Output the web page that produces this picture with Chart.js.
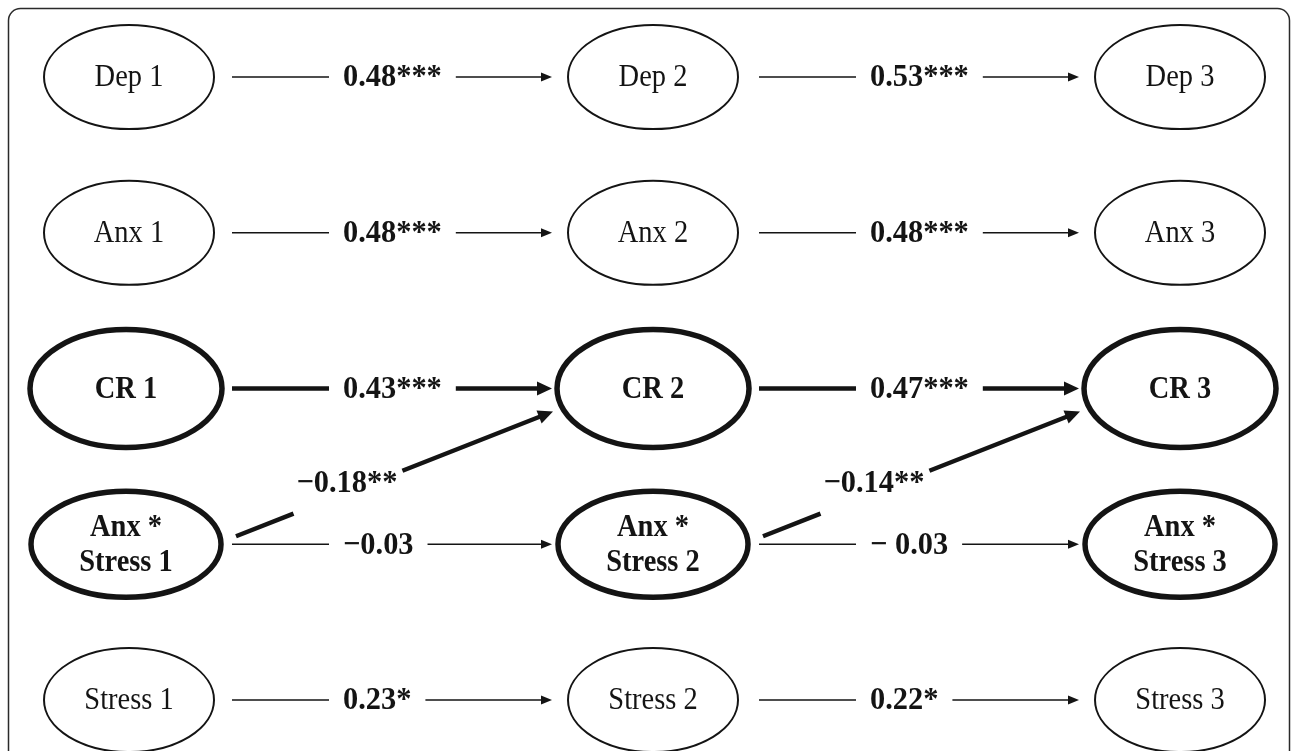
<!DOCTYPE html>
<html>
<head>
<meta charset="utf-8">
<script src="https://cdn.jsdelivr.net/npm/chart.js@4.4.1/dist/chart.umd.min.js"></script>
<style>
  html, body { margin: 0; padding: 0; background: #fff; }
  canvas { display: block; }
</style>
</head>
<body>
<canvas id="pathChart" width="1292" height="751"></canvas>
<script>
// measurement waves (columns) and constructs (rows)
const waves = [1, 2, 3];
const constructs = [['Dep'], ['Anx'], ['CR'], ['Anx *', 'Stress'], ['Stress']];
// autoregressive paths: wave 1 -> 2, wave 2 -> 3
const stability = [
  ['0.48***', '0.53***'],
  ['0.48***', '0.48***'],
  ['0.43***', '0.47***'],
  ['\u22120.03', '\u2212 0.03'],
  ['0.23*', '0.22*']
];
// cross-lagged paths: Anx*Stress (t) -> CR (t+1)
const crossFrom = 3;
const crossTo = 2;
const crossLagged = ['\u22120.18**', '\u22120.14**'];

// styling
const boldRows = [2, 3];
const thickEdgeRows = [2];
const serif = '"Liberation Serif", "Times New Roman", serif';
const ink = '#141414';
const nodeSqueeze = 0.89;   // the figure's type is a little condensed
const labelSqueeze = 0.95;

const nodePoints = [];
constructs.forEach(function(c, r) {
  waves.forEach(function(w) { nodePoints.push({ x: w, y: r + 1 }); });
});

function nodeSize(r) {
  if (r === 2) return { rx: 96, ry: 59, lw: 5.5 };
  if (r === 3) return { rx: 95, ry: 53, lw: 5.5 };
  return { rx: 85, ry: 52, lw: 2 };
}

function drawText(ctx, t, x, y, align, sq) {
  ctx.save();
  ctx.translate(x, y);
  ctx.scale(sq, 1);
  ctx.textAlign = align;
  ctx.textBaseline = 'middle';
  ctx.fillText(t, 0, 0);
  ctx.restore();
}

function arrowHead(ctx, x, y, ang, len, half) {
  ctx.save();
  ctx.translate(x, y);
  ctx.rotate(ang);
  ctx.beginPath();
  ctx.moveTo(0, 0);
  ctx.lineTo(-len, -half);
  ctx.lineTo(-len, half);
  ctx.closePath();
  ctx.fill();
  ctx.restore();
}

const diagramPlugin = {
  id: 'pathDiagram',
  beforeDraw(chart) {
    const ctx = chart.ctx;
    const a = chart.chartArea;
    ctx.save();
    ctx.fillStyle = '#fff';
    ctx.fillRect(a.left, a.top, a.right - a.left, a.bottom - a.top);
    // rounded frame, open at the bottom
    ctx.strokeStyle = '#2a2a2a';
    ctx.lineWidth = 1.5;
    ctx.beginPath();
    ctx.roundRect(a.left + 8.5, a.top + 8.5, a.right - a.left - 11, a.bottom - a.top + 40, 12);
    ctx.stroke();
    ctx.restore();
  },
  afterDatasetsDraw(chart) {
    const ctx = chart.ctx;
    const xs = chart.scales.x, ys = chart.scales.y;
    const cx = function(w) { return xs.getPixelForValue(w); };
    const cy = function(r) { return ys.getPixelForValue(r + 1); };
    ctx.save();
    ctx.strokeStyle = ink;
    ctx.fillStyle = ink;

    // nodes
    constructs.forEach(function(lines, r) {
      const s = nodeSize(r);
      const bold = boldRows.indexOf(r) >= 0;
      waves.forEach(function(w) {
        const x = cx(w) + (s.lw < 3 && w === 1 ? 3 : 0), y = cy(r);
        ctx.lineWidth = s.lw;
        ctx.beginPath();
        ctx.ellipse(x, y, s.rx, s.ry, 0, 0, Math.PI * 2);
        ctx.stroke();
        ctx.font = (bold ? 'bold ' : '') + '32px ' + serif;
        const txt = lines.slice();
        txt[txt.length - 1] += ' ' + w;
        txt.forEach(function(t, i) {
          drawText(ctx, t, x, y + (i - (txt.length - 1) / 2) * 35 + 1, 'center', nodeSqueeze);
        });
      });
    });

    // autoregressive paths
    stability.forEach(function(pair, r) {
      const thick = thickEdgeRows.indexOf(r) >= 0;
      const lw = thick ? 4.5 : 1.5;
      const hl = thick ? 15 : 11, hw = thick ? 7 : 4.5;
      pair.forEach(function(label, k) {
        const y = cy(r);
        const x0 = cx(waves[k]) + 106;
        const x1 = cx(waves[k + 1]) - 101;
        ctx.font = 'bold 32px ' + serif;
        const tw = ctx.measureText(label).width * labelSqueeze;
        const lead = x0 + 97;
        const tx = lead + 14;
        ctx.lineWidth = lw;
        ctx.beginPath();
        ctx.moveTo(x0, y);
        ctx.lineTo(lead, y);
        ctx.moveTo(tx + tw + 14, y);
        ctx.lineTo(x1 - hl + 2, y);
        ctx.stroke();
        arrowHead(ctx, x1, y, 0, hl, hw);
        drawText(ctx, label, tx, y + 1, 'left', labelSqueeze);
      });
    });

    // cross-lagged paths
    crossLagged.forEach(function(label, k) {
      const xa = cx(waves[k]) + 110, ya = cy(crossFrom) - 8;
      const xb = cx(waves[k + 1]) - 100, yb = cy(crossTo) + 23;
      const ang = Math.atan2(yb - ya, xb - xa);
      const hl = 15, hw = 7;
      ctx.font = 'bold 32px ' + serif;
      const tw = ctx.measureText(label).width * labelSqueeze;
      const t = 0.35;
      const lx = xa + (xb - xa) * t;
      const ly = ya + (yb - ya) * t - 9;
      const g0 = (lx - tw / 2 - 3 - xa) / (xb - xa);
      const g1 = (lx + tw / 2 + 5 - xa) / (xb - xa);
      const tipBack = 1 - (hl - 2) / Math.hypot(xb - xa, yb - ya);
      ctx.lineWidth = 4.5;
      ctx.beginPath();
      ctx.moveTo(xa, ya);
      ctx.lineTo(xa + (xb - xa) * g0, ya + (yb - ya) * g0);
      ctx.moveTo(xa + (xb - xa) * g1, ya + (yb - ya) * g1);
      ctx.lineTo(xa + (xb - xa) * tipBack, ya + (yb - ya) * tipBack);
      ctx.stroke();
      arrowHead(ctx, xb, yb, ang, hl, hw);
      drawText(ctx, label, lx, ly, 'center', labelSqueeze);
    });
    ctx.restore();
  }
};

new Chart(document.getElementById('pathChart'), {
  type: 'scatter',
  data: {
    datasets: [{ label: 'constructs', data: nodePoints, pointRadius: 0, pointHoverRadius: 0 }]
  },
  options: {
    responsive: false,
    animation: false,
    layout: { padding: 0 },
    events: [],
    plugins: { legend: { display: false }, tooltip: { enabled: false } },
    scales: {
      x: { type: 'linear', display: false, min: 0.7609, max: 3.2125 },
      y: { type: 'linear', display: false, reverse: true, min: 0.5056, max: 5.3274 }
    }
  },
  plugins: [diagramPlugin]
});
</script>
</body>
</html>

■ ■ ■

### Task prompt
Produce an exact copy of each line of data, skipping embedded images.

### Output of the task
Output the web page that produces this picture with Chart.js.
<!DOCTYPE html>
<html>
<head>
<meta charset="utf-8">
<script src="https://cdn.jsdelivr.net/npm/chart.js@4.4.1/dist/chart.umd.min.js"></script>
<style>
  html, body { margin: 0; padding: 0; background: #fff; }
  canvas { display: block; }
</style>
</head>
<body>
<canvas id="pathChart" width="1292" height="751"></canvas>
<script>
// measurement waves (columns) and constructs (rows)
const waves = [1, 2, 3];
const constructs = [['Dep'], ['Anx'], ['CR'], ['Anx *', 'Stress'], ['Stress']];
// autoregressive paths: wave 1 -> 2, wave 2 -> 3
const stability = [
  ['0.48***', '0.53***'],
  ['0.48***', '0.48***'],
  ['0.43***', '0.47***'],
  ['\u22120.03', '\u2212 0.03'],
  ['0.23*', '0.22*']
];
// cross-lagged paths: Anx*Stress (t) -> CR (t+1)
const crossFrom = 3;
const crossTo = 2;
const crossLagged = ['\u22120.18**', '\u22120.14**'];

// styling
const boldRows = [2, 3];
const thickEdgeRows = [2];
const serif = '"Liberation Serif", "Times New Roman", serif';
const ink = '#141414';
const nodeSqueeze = 0.89;   // the figure's type is a little condensed
const labelSqueeze = 0.95;

const nodePoints = [];
constructs.forEach(function(c, r) {
  waves.forEach(function(w) { nodePoints.push({ x: w, y: r + 1 }); });
});

function nodeSize(r) {
  if (r === 2) return { rx: 96, ry: 59, lw: 5.5 };
  if (r === 3) return { rx: 95, ry: 53, lw: 5.5 };
  return { rx: 85, ry: 52, lw: 2 };
}

function drawText(ctx, t, x, y, align, sq) {
  ctx.save();
  ctx.translate(x, y);
  ctx.scale(sq, 1);
  ctx.textAlign = align;
  ctx.textBaseline = 'middle';
  ctx.fillText(t, 0, 0);
  ctx.restore();
}

function arrowHead(ctx, x, y, ang, len, half) {
  ctx.save();
  ctx.translate(x, y);
  ctx.rotate(ang);
  ctx.beginPath();
  ctx.moveTo(0, 0);
  ctx.lineTo(-len, -half);
  ctx.lineTo(-len, half);
  ctx.closePath();
  ctx.fill();
  ctx.restore();
}

const diagramPlugin = {
  id: 'pathDiagram',
  beforeDraw(chart) {
    const ctx = chart.ctx;
    const a = chart.chartArea;
    ctx.save();
    ctx.fillStyle = '#fff';
    ctx.fillRect(a.left, a.top, a.right - a.left, a.bottom - a.top);
    // rounded frame, open at the bottom
    ctx.strokeStyle = '#2a2a2a';
    ctx.lineWidth = 1.5;
    ctx.beginPath();
    ctx.roundRect(a.left + 8.5, a.top + 8.5, a.right - a.left - 11, a.bottom - a.top + 40, 12);
    ctx.stroke();
    ctx.restore();
  },
  afterDatasetsDraw(chart) {
    const ctx = chart.ctx;
    const xs = chart.scales.x, ys = chart.scales.y;
    const cx = function(w) { return xs.getPixelForValue(w); };
    const cy = function(r) { return ys.getPixelForValue(r + 1); };
    ctx.save();
    ctx.strokeStyle = ink;
    ctx.fillStyle = ink;

    // nodes
    constructs.forEach(function(lines, r) {
      const s = nodeSize(r);
      const bold = boldRows.indexOf(r) >= 0;
      waves.forEach(function(w) {
        const x = cx(w) + (s.lw < 3 && w === 1 ? 3 : 0), y = cy(r);
        ctx.lineWidth = s.lw;
        ctx.beginPath();
        ctx.ellipse(x, y, s.rx, s.ry, 0, 0, Math.PI * 2);
        ctx.stroke();
        ctx.font = (bold ? 'bold ' : '') + '32px ' + serif;
        const txt = lines.slice();
        txt[txt.length - 1] += ' ' + w;
        txt.forEach(function(t, i) {
          drawText(ctx, t, x, y + (i - (txt.length - 1) / 2) * 35 + 1, 'center', nodeSqueeze);
        });
      });
    });

    // autoregressive paths
    stability.forEach(function(pair, r) {
      const thick = thickEdgeRows.indexOf(r) >= 0;
      const lw = thick ? 4.5 : 1.5;
      const hl = thick ? 15 : 11, hw = thick ? 7 : 4.5;
      pair.forEach(function(label, k) {
        const y = cy(r);
        const x0 = cx(waves[k]) + 106;
        const x1 = cx(waves[k + 1]) - 101;
        ctx.font = 'bold 32px ' + serif;
        const tw = ctx.measureText(label).width * labelSqueeze;
        const lead = x0 + 97;
        const tx = lead + 14;
        ctx.lineWidth = lw;
        ctx.beginPath();
        ctx.moveTo(x0, y);
        ctx.lineTo(lead, y);
        ctx.moveTo(tx + tw + 14, y);
        ctx.lineTo(x1 - hl + 2, y);
        ctx.stroke();
        arrowHead(ctx, x1, y, 0, hl, hw);
        drawText(ctx, label, tx, y + 1, 'left', labelSqueeze);
      });
    });

    // cross-lagged paths
    crossLagged.forEach(function(label, k) {
      const xa = cx(waves[k]) + 110, ya = cy(crossFrom) - 8;
      const xb = cx(waves[k + 1]) - 100, yb = cy(crossTo) + 23;
      const ang = Math.atan2(yb - ya, xb - xa);
      const hl = 15, hw = 7;
      ctx.font = 'bold 32px ' + serif;
      const tw = ctx.measureText(label).width * labelSqueeze;
      const t = 0.35;
      const lx = xa + (xb - xa) * t;
      const ly = ya + (yb - ya) * t - 9;
      const g0 = (lx - tw / 2 - 3 - xa) / (xb - xa);
      const g1 = (lx + tw / 2 + 5 - xa) / (xb - xa);
      const tipBack = 1 - (hl - 2) / Math.hypot(xb - xa, yb - ya);
      ctx.lineWidth = 4.5;
      ctx.beginPath();
      ctx.moveTo(xa, ya);
      ctx.lineTo(xa + (xb - xa) * g0, ya + (yb - ya) * g0);
      ctx.moveTo(xa + (xb - xa) * g1, ya + (yb - ya) * g1);
      ctx.lineTo(xa + (xb - xa) * tipBack, ya + (yb - ya) * tipBack);
      ctx.stroke();
      arrowHead(ctx, xb, yb, ang, hl, hw);
      drawText(ctx, label, lx, ly, 'center', labelSqueeze);
    });
    ctx.restore();
  }
};

new Chart(document.getElementById('pathChart'), {
  type: 'scatter',
  data: {
    datasets: [{ label: 'constructs', data: nodePoints, pointRadius: 0, pointHoverRadius: 0 }]
  },
  options: {
    responsive: false,
    animation: false,
    layout: { padding: 0 },
    events: [],
    plugins: { legend: { display: false }, tooltip: { enabled: false } },
    scales: {
      x: { type: 'linear', display: false, min: 0.7609, max: 3.2125 },
      y: { type: 'linear', display: false, reverse: true, min: 0.5056, max: 5.3274 }
    }
  },
  plugins: [diagramPlugin]
});
</script>
</body>
</html>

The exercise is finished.